February 23rd - March 2nd, 2007
Martinique has a colorful and sorted past which influenced the whole Caribbean. Christopher Columbus discovered the island in 1502 giving it the Carib name Madinina, the Island of Flowers. The French arrived in 1635 but were put off by the fer-de-lance snakes, reputed to be allies of the native Caribs. In 1676, after many attempts by the British and Dutch to conquer Martinique, it was made part of the kingdom of France. In 1762, the British finally conquered the island. However, in 1763, the Treaty of Paris was drawn up which stated that France had to give up Canada, 'a few acres of snow' to get back the Isle of Flowers. In 1794 the English once again returned. Napoléon recovered the island in 1802, the same year he became acquainted with Joséphine, in order to re-establish slavery as he did in Guadeloupe. A second Treaty of Paris was drawn up in 1814 definitively returning Martinique to France. By end of the 17th century, sugar cane cultivation had increased significantly, and the "need" for importing African slaves grew considerably. By the end of the 18th century the majority of the population had come from Africa. The main languages spoken today are French and Creole and the population of the 1,000 sq meter island is about 414,000. The currency here is the Euro.
I was very excited to get back to "France" to finally get good bread and cheese.
The channel entering Le Marin.
. Our first night in Martinique Dalliance and Lena anchored off of Le Marin and checked into customs. To get to Le Marin you have to pay close attention and follow the well marked channel because there are coral reefs just outside the channel. Well, that evening Jonas and Ylva came to Dalliance for a BBQ and we were all sitting in the cockpit when Marco noticed this red light (it was very ark out), streaking across the bay. It actually looked like someone was pointing a laser beam and moving it. After we all were watching this, all of a sudden the red light (a boat) suddenly stopped. The driver of the boat had hit a reef going full speed. Marco and Jonas put on their Superman outfits and jumped in the dingy and saved the day!!! The driver was very lucky and did not appear injured. Marco and Jonas were then able to push and pull on the craft until it came loose. Our heroes!!!
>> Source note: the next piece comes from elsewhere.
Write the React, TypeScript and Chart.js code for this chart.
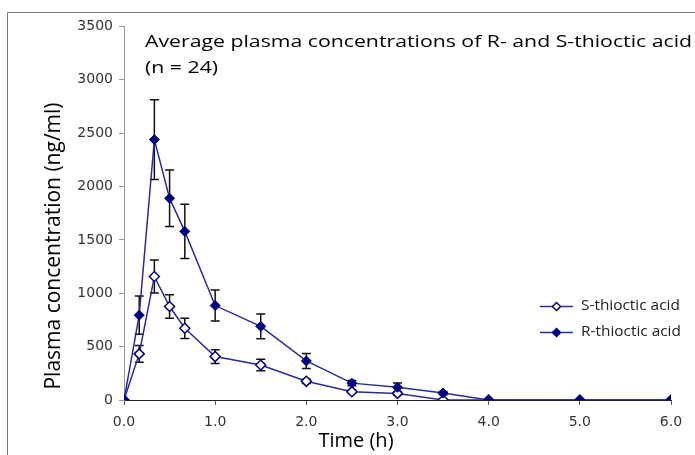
import React, { useEffect, useRef } from "react";
import { Chart, registerables } from "chart.js";

Chart.register(...registerables);

const times = [0, 0.167, 0.333, 0.5, 0.667, 1.0, 1.5, 2.0, 2.5, 3.0, 3.5, 4.0, 5.0, 6.0];
const rMean = [0, 795, 2440, 1890, 1580, 885, 690, 366, 158, 119, 65, 0, 0, 0];
const rErr = [0, 180, 373, 265, 255, 145, 117, 70, 25, 40, 15, 0, 0, 0];
const sMean = [0, 432, 1157, 876, 672, 407, 328, 175, 78, 62, 0, 0, 0, 0];
const sErr = [0, 78, 155, 110, 95, 65, 55, 20, 15, 15, 0, 0, 0, 0];
const seriesNames = ["R-thioctic acid", "S-thioctic acid"];
const titleLines = ["Average plasma concentrations of R- and S-thioctic acid", "(n = 24)"];
const xTitle = "Time (h)";
const yTitle = "Plasma concentration (ng/ml)";
const yTicks = [0, 500, 1000, 1500, 2000, 2500, 3000, 3500];
const xTicks = [0, 1, 2, 3, 4, 5, 6];

const NAVY = "#000080";
const LINE = "#2a2aa0";
const TITLE_FONT = "'Open Sans', sans-serif";
const TICK_FONT = "'DejaVu Sans', sans-serif";

function diamond(ctx: CanvasRenderingContext2D, x: number, y: number, r: number, fill: string) {
  ctx.beginPath();
  ctx.moveTo(x, y - r);
  ctx.lineTo(x + r, y);
  ctx.lineTo(x, y + r);
  ctx.lineTo(x - r, y);
  ctx.closePath();
  ctx.fillStyle = fill;
  ctx.fill();
  ctx.strokeStyle = NAVY;
  ctx.lineWidth = 1.5;
  ctx.stroke();
}

function stretchedText(ctx: CanvasRenderingContext2D, text: string, x: number, y: number, sx: number) {
  ctx.save();
  ctx.translate(x, y);
  ctx.scale(sx, 1);
  ctx.fillText(text, 0, 0);
  ctx.restore();
}

const decorPlugin = {
  id: "decor",
  beforeDatasetsDraw(chart: any) {
    const ctx = chart.ctx;
    const xs = chart.scales.x;
    const ys = chart.scales.y;
    ctx.save();
    ctx.strokeStyle = "#111";
    ctx.lineWidth = 1.5;
    const drawBars = (mean: number[], err: number[]) => {
      times.forEach((t, i) => {
        if (!err[i]) return;
        const x = xs.getPixelForValue(t);
        const yTop = ys.getPixelForValue(mean[i] + err[i]);
        const yBot = ys.getPixelForValue(Math.max(0, mean[i] - err[i]));
        ctx.beginPath();
        ctx.moveTo(x, yTop);
        ctx.lineTo(x, yBot);
        ctx.moveTo(x - 4.5, yTop);
        ctx.lineTo(x + 4.5, yTop);
        ctx.moveTo(x - 4.5, yBot);
        ctx.lineTo(x + 4.5, yBot);
        ctx.stroke();
      });
    };
    drawBars(sMean, sErr);
    drawBars(rMean, rErr);
    ctx.restore();
  },
  afterDraw(chart: any) {
    const ctx = chart.ctx;
    ctx.save();
    // frame
    ctx.strokeStyle = "#777";
    ctx.lineWidth = 1;
    ctx.beginPath();
    ctx.moveTo(7.5, 455);
    ctx.lineTo(7.5, 12.5);
    ctx.lineTo(695, 12.5);
    ctx.stroke();
    // title
    ctx.fillStyle = "#000";
    ctx.font = `17px ${TITLE_FONT}`;
    ctx.textAlign = "left";
    ctx.textBaseline = "alphabetic";
    stretchedText(ctx, titleLines[0], 145, 47, 1.25);
    stretchedText(ctx, titleLines[1], 145, 73, 1.25);
    // x title
    ctx.font = `20px ${TITLE_FONT}`;
    ctx.textAlign = "center";
    ctx.fillText(xTitle, 356, 447);
    // y title
    ctx.save();
    ctx.translate(54, 246);
    ctx.rotate(-Math.PI / 2);
    ctx.font = `21px ${TITLE_FONT}`;
    ctx.textBaseline = "middle";
    ctx.fillText(yTitle, 0, 0);
    ctx.restore();
    // legend
    const legendItems = [
      { name: seriesNames[1], fill: "#fff", y: 306.5 },
      { name: seriesNames[0], fill: NAVY, y: 332.5 },
    ];
    ctx.font = `14px ${TITLE_FONT}`;
    ctx.textAlign = "left";
    ctx.textBaseline = "middle";
    legendItems.forEach((it) => {
      ctx.strokeStyle = LINE;
      ctx.lineWidth = 1.5;
      ctx.beginPath();
      ctx.moveTo(540, it.y);
      ctx.lineTo(573, it.y);
      ctx.stroke();
      diamond(ctx, 556.5, it.y, 4, it.fill);
      ctx.fillStyle = "#222";
      stretchedText(ctx, it.name, 581, it.y, 1.1);
    });
    ctx.restore();
  },
};

export default function App() {
  const ref = useRef<HTMLCanvasElement | null>(null);
  useEffect(() => {
    if (!ref.current) return;
    const chart = new Chart(ref.current, {
      type: "line",
      data: {
        datasets: [
          {
            label: seriesNames[0],
            data: times.map((t, i) => ({ x: t, y: rMean[i] })),
            borderColor: LINE,
            borderWidth: 1.5,
            pointStyle: "rectRot",
            pointRadius: 5,
            pointBackgroundColor: NAVY,
            pointBorderColor: NAVY,
            pointBorderWidth: 1,
            tension: 0,
          },
          {
            label: seriesNames[1],
            data: times.map((t, i) => ({ x: t, y: sMean[i] })),
            borderColor: LINE,
            borderWidth: 1.5,
            pointStyle: "rectRot",
            pointRadius: 5,
            pointBackgroundColor: "#fff",
            pointBorderColor: NAVY,
            pointBorderWidth: 1.5,
            tension: 0,
          },
        ],
      },
      options: {
        animation: false,
        responsive: false,
        layout: { padding: { left: 0, right: 24, top: 26.5, bottom: 0 } },
        plugins: { legend: { display: false }, tooltip: { enabled: false }, title: { display: false } },
        scales: {
          x: {
            type: "linear",
            min: 0,
            max: 6,
            afterFit: (s: any) => {
              s.height = 55;
            },
            afterBuildTicks: (s: any) => {
              s.ticks = xTicks.map((v) => ({ value: v }));
            },
            ticks: {
              font: { family: TICK_FONT, size: 14 },
              color: "#333",
              padding: 9,
              maxRotation: 0,
              callback: (v: any) => Number(v).toFixed(1),
            },
            grid: { drawOnChartArea: false, drawTicks: true, tickLength: 5, color: "#555" },
            border: { display: true, color: "#222", width: 1 },
          },
          y: {
            min: 0,
            max: 3500,
            afterFit: (s: any) => {
              s.width = 124;
            },
            afterBuildTicks: (s: any) => {
              s.ticks = yTicks.map((v) => ({ value: v }));
            },
            ticks: {
              font: { family: TICK_FONT, size: 14 },
              color: "#333",
              padding: 6,
              callback: (v: any) => String(v),
            },
            grid: { drawOnChartArea: false, drawTicks: true, tickLength: 5, color: "#999" },
            border: { display: true, color: "#999", width: 1 },
          },
        },
      },
      plugins: [decorPlugin],
    });
    return () => chart.destroy();
  }, []);
  return (
    <div style={{ position: "fixed", left: 0, top: 0, width: 695, height: 455, background: "#fff" }}>
      <canvas ref={ref} width={695} height={455} style={{ width: 695, height: 455, display: "block" }} />
    </div>
  );
}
The anchorage from the hill in St Anne.
After the exciting night in the anchorage in Le Marin, Dalliance and Lena moved just down the bay to this anchorage, St. Anne. At the end of the beach was a Club Med that Marco and Jonas wanted to crash at night. They behaved themselves and did not do a commando mission.
The Club Med des Boucaniers (the Buccaneers) beach at St. Anne.
Jonas and Ylva aboard S/V Lena anchored next door to Dalliance.
The local Yole boats are fun to watch, as they are of light construction with a huge sail area. With each wind gust, the crew has to scramble to hike out on the boards secured to the hull, to keep the boat from capsizing.
Marco keeping up with the latest in orthopedics. Marco has to take his Orthopeadic recertification exam at the end of April and has been diligently studying since October for it.
Ylva and Jonas on the town dock in St. Anne.
Approaching Diamond Rock on our way to Fort de France and Trois Islets anchorage.
Diamond rock is a small island with steep cliffs that played an important part in the Anglo-French wars. In 1804, the English placed four cannons and about twenty soldiers here to control the sea approaches to Martinique. For eighteen months the island was an impenetrable fortress battering French shipping to Fort de France. In light of its success the rock was elevated to the status of a naval ship, and was known as HMS Diamond Rock.
Robert Trent Jones designed golf course as seen from our anchorage in Trois Islets. It is said that this is the only place in the Caribbean that you can anchor off a golf course.
Leaving the port of Trois Islets by ferry on our way to visit Fort de France.
Enjoying the ferry boat ride to Fort de France. Sometimes it is nice to ride on someone else's boat.
The city of Fort de France, where nearly one-third of the population of Martinique lives. Fort St. Louis can be seen on the right protecting the harbor. Once in the city the boys and girls split up do shop. Jonas and Marco headed straight for the chandlery and Ylva and I set up the find some Paris fashions. It was nice here that you could clear customs right in the chandlery.
On our way north to Dominica, we passed by St. Pierre, which was Martinique's first city and trade center until it was wiped out in 1902 by an eruption of Mont Pelée. This disaster caused 30,000 deaths, and killed the majority of the European population on the island. The entire social and economic situation was changed on Martinique by this single event. As were leaving Martinique we realized that this was the last Windward Island and that Dominica would be the first Leeward Island.